The wars on terror and drugs have been defined, largely, by what they lack: a readily identifiable opponent, a clear end goal, a timeline, and geographical boundaries. Based on that understanding, this Article discusses the increasingly expansive discretion of American authorities to prosecute individuals where the wars on terror and drugs intersect. Through laws such as the Maritime Drug Law Enforcement Act, the ban on providing material support to foreign terrorist organizations, and the narco-terrorism statute, the United States exercises a kind of universal jurisdiction to pursue anyone, anywhere it believes its laws are being violated. Wielding the power of federal criminal prosecution on a global scale is a natural result of characterizing the anti-drug and anti-terror campaigns as "wars," yet with such power comes essentially limitless police and prosecutorial discretion. However, such a broad jurisdictional scheme risks exporting several of the most unjust and ineffective practices of both the war on terror and the war on drugs, which threaten to impact disproportionately minority communities, based on impermissible factors like race and religion.

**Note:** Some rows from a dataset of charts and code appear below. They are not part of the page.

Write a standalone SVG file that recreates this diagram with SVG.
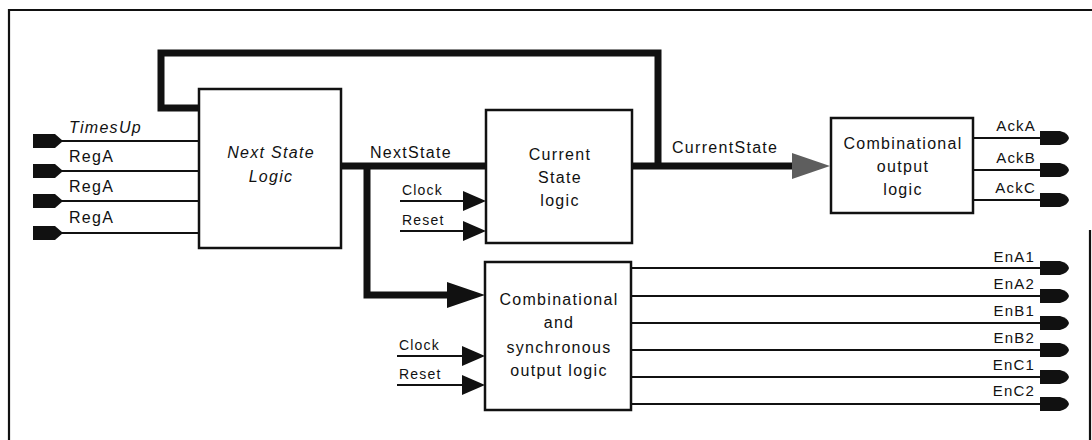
<svg xmlns="http://www.w3.org/2000/svg" xmlns:xlink="http://www.w3.org/1999/xlink" width="1092" height="440" viewBox="0 0 1092 440">
<style>
.box{fill:#fff;stroke:#111;stroke-width:2.5}
.thin{stroke:#111;stroke-width:1.8;fill:none}
.thick{stroke:#111;stroke-width:7;fill:none;stroke-linejoin:miter}
.frame{stroke:#111;stroke-width:2.2;fill:none}
.t{font-family:"Liberation Sans",Arial,sans-serif;font-size:16px;letter-spacing:1.3px;fill:#111}
.s{font-family:"Liberation Sans",Arial,sans-serif;font-size:14px;letter-spacing:1.2px;fill:#111}
.o{font-family:"Liberation Sans",Arial,sans-serif;font-size:15px;letter-spacing:1.2px;fill:#111}
.i{font-style:italic}
.c{text-anchor:middle}
.e{text-anchor:end}
</style>
<defs>
<path id="pin" d="M0,-7 H22 L30,0 L22,7 H0 Z" fill="#111"/>
<path id="pout" d="M0,-7 H20 Q28,-5 29,0 Q28,5 20,7 H0 Z" fill="#111"/>
<path id="tri" d="M-23,-10 L0,0 L-23,10 Z" fill="#111"/>
<path id="big" d="M-38,-13 L0,0 L-38,13 Z" fill="#111"/>
<path id="bigg" d="M-38,-13 L0,0 L-38,13 Z" fill="#5e5e5e"/>
</defs>

<g id="frame">
<path class="frame" d="M9,440 V10 H1092"/>
<path class="frame" d="M1090,230 V440"/>
</g>

<g id="connectors">
<path class="thick" d="M199,108 H161 V53 H658 V166"/>
<path class="thick" d="M341,166 H486"/>
<path class="thick" d="M367,166 V295 H452"/>
<use href="#big" x="485" y="295"/>
<path class="thick" d="M632,166 H795"/>
<use href="#bigg" x="830" y="166"/>
<path class="thin" d="M55,141 H199 M55,171 H199 M55,201 H199 M55,233 H199"/>
<use href="#pin" x="33" y="141"/>
<use href="#pin" x="33" y="171"/>
<use href="#pin" x="33" y="201"/>
<use href="#pin" x="33" y="233"/>
<path class="thin" d="M400,201 H466 M400,231 H466"/>
<use href="#tri" x="486" y="201"/>
<use href="#tri" x="486" y="231"/>
<path class="thin" d="M397,356 H465 M397,385 H465"/>
<use href="#tri" x="485" y="356"/>
<use href="#tri" x="485" y="385"/>
<path class="thin" d="M973,138 H1041 M973,170 H1041 M973,200 H1041"/>
<use href="#pout" x="1040" y="138"/>
<use href="#pout" x="1040" y="170"/>
<use href="#pout" x="1040" y="200"/>
<path class="thin" d="M631,268 H1041 M631,296 H1041 M631,323 H1041 M631,350 H1041 M631,377 H1041 M631,404 H1041"/>
<use href="#pout" x="1040" y="268"/>
<use href="#pout" x="1040" y="296"/>
<use href="#pout" x="1040" y="323"/>
<use href="#pout" x="1040" y="350"/>
<use href="#pout" x="1040" y="377"/>
<use href="#pout" x="1040" y="404"/>
</g>

<g id="labels">
<text class="t i" x="69" y="133">TimesUp</text>
<text class="t" x="69" y="162">RegA</text>
<text class="t" x="69" y="192">RegA</text>
<text class="t" x="69" y="223">RegA</text>
<text class="t" x="370" y="158">NextState</text>
<text class="t" x="672" y="153">CurrentState</text>
<text class="s" x="402" y="195">Clock</text>
<text class="s" x="402" y="225">Reset</text>
<text class="s" x="399" y="350">Clock</text>
<text class="s" x="399" y="379">Reset</text>
<text class="o e" x="1036" y="131">AckA</text>
<text class="o e" x="1036" y="163">AckB</text>
<text class="o e" x="1036" y="193">AckC</text>
<text class="o e" x="1035" y="262">EnA1</text>
<text class="o e" x="1035" y="289">EnA2</text>
<text class="o e" x="1035" y="316">EnB1</text>
<text class="o e" x="1035" y="343">EnB2</text>
<text class="o e" x="1035" y="370">EnC1</text>
<text class="o e" x="1035" y="396">EnC2</text>
</g>

<g id="next-state-logic">
<rect class="box" x="199" y="89" width="142" height="159"/>
<text class="t i c" x="271" y="158">Next State</text>
<text class="t i c" x="271" y="182">Logic</text>
</g>

<g id="current-state-logic">
<rect class="box" x="486" y="110" width="146" height="133"/>
<text class="t c" x="560" y="160">Current</text>
<text class="t c" x="560" y="183">State</text>
<text class="t c" x="560" y="206">logic</text>
</g>

<g id="combinational-output-logic">
<rect class="box" x="831" y="118" width="142" height="95"/>
<text class="t c" x="903" y="149">Combinational</text>
<text class="t c" x="903" y="172">output</text>
<text class="t c" x="903" y="195">logic</text>
</g>

<g id="sync-output-logic">
<rect class="box" x="485" y="262" width="146" height="148"/>
<text class="t c" x="559" y="305">Combinational</text>
<text class="t c" x="559" y="328">and</text>
<text class="t c" x="559" y="353">synchronous</text>
<text class="t c" x="559" y="376">output logic</text>
</g>
</svg>
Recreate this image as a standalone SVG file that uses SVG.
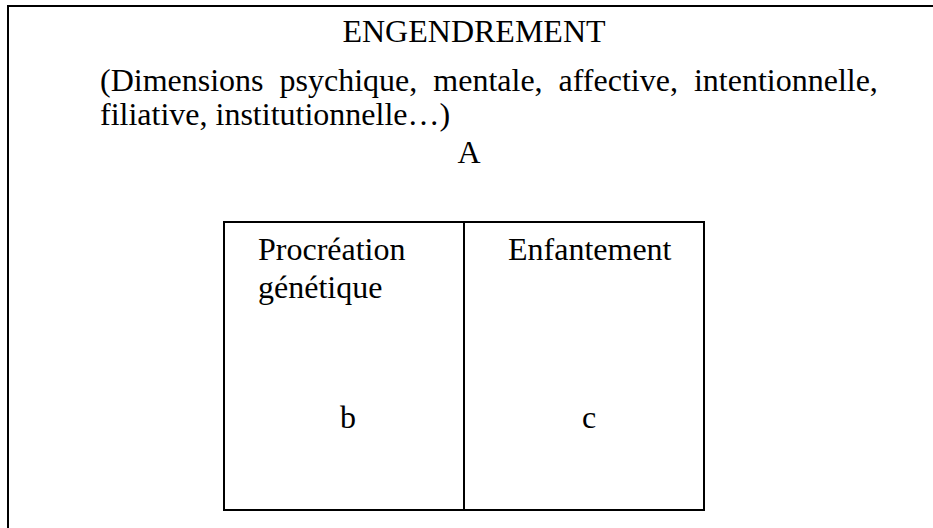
<svg xmlns="http://www.w3.org/2000/svg" width="933" height="528" viewBox="0 0 933 528">
<style>
.t{font-family:"Liberation Serif","Times New Roman","DejaVu Serif",serif;font-size:32px;fill:#000}
.ln{fill:none;stroke:#000;stroke-width:2}
</style>
<rect width="933" height="528" fill="#fff"/>
<g id="engendrement">
<path class="ln" d="M8,528 V6 H933"/>
<text class="t" x="474" y="42" text-anchor="middle">ENGENDREMENT</text>
<text class="t" x="100" y="91" word-spacing="8">(Dimensions psychique, mentale, affective, intentionnelle,</text>
<text class="t" x="100" y="125">filiative, institutionnelle…)</text>
<text class="t" x="469" y="163" text-anchor="middle">A</text>
</g>
<g id="procreation">
<rect class="ln" x="224" y="222" width="240" height="288"/>
<text class="t" x="258" y="260">Procréation</text>
<text class="t" x="258" y="298">génétique</text>
<text class="t" x="348" y="428" text-anchor="middle">b</text>
</g>
<g id="enfantement">
<rect class="ln" x="464" y="222" width="240" height="288"/>
<text class="t" x="508" y="260">Enfantement</text>
<text class="t" x="589" y="428" text-anchor="middle">c</text>
</g>
<g id="connectors"></g>
</svg>
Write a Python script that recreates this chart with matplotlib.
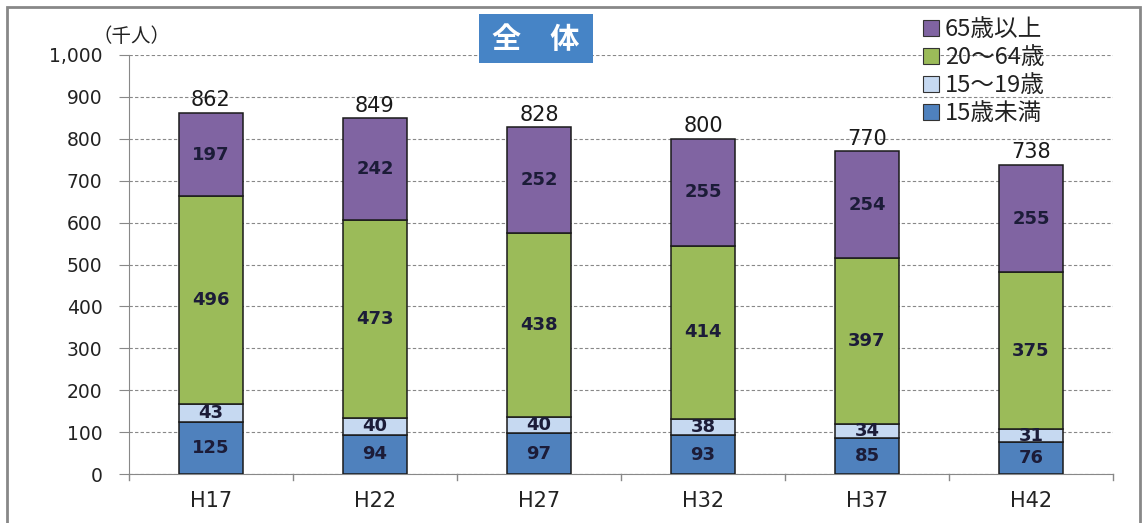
import matplotlib
matplotlib.use("Agg")
import matplotlib.pyplot as plt
import numpy as np
from matplotlib.patches import Rectangle
from matplotlib.lines import Line2D

plt.rcParams['font.family'] = ['Noto Sans CJK JP', 'DejaVu Sans']

categories = ["H17", "H22", "H27", "H32", "H37", "H42"]
under15 = [125, 94, 97, 93, 85, 76]
age15_19 = [43, 40, 40, 38, 34, 31]
age20_64 = [496, 473, 438, 414, 397, 375]
age65 = [197, 242, 252, 255, 254, 255]
totals = [862, 849, 828, 800, 770, 738]
series_names = ["15歳未満", "15〜19歳", "20〜64歳", "65歳以上"]
colors = ["#4F81BD", "#C6D9F1", "#9BBB59", "#8064A2"]
yticks = [0, 100, 200, 300, 400, 500, 600, 700, 800, 900, 1000]

fig = plt.figure(figsize=(11.44, 5.23), dpi=100)
ax = fig.add_axes([129/1144, 1-474/523, (1113-129)/1144, (474-55)/523])

x = np.arange(len(categories))
w = 0.39
bottom = np.zeros(len(categories))
series = [under15, age15_19, age20_64, age65]
for vals, c in zip(series, colors):
    vals = np.array(vals)
    ax.bar(x, vals, w, bottom=bottom, color=c, edgecolor="#1a1a1a", linewidth=1.1, zorder=3)
    for xi, b, v in zip(x, bottom, vals):
        ax.text(xi, b + v/2, str(v), ha="center", va="center", fontsize=13,
                fontweight="bold", color="#1c1c38", family="DejaVu Sans", zorder=4)
    bottom = bottom + vals

for xi, t in zip(x, totals):
    ax.text(xi, t + 6, str(t), ha="center", va="bottom", fontsize=15,
            color="#1a1a1a", family="DejaVu Sans", zorder=4)

ax.set_xlim(-0.5, len(categories) - 0.5)
ax.set_ylim(0, 1000)
ax.set_yticks(yticks)
ax.set_yticklabels([f"{v:,}" for v in yticks], fontsize=13.5, family="DejaVu Sans", color="#222222")
ax.set_xticks(x)
ax.set_xticklabels(categories, fontsize=15, family="DejaVu Sans", color="#222222")
ax.tick_params(axis="x", length=0, pad=12)
ax.tick_params(axis="y", length=7, color="#888888", pad=12)
for b in np.arange(-0.5, len(categories), 1.0):
    ax.plot([b, b], [0, -15], color="#888888", lw=1, clip_on=False, zorder=2)

ax.yaxis.grid(True, linestyle=(0, (3, 2)), color="#888888", lw=0.8, zorder=0)
ax.set_axisbelow(True)
for s in ["top", "right"]:
    ax.spines[s].set_visible(False)
ax.spines["left"].set_color("#888888")
ax.spines["bottom"].set_color("#888888")

# unit label
fig.text(92/1144, 1-36/523, "（千人）", fontsize=14, ha="left", va="center", color="#222222")

# title box
fig.patches.append(Rectangle((479/1144, 1-63/523), 114/1144, 49/523,
                             transform=fig.transFigure, facecolor="#4684C6",
                             edgecolor="none", zorder=5))
fig.text(536/1144, 1-39/523, "全　体", fontsize=21, fontweight="bold", color="white",
         ha="center", va="center", zorder=6)

# legend
handles = [Line2D([], [], marker="s", linestyle="none", markersize=11,
                  markerfacecolor=c, markeredgecolor="#333333", markeredgewidth=0.8)
           for c in colors[::-1]]
leg = fig.legend(handles, series_names[::-1], loc="upper left",
                 bbox_to_anchor=(907/1144, 1-6/523), frameon=False, fontsize=17,
                 handletextpad=0.1, labelspacing=0.22, handlelength=1.0, borderpad=0)
for t in leg.get_texts():
    t.set_color("#222222")

# outer border
fig.patches.append(Rectangle((7/1144, -0.05), 1133/1144, 1.05 - 7/523,
                             transform=fig.transFigure, facecolor="none",
                             edgecolor="#888888", lw=2, zorder=0))

fig.savefig("out.png", dpi=100)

Specifically, this Article compares the war on drugs to the war on terror, arguing that the paradigm of fighting terror has led to a war model that deeply informs the complexities and shortcomings of the war on drugs. The phenomenon is one we should not ignore or downplay, as the vast discretion enjoyed by law enforcement and prosecutors to charge individuals with no ties to the United States represents an expansion of the reach of American laws that needs to be understood and more thoroughly debated. As a matter of public policy and constitutional interpretation, courts should be wary of broad assertions of discretion to fight wars of dubious provenance. While the United States, as a sovereign nation, can pursue its interests in stopping trafficking in narcotics and political violence against its own citizens, those interests must be defined more narrowly, lest the country transform into a sort of world police force without an international mandate.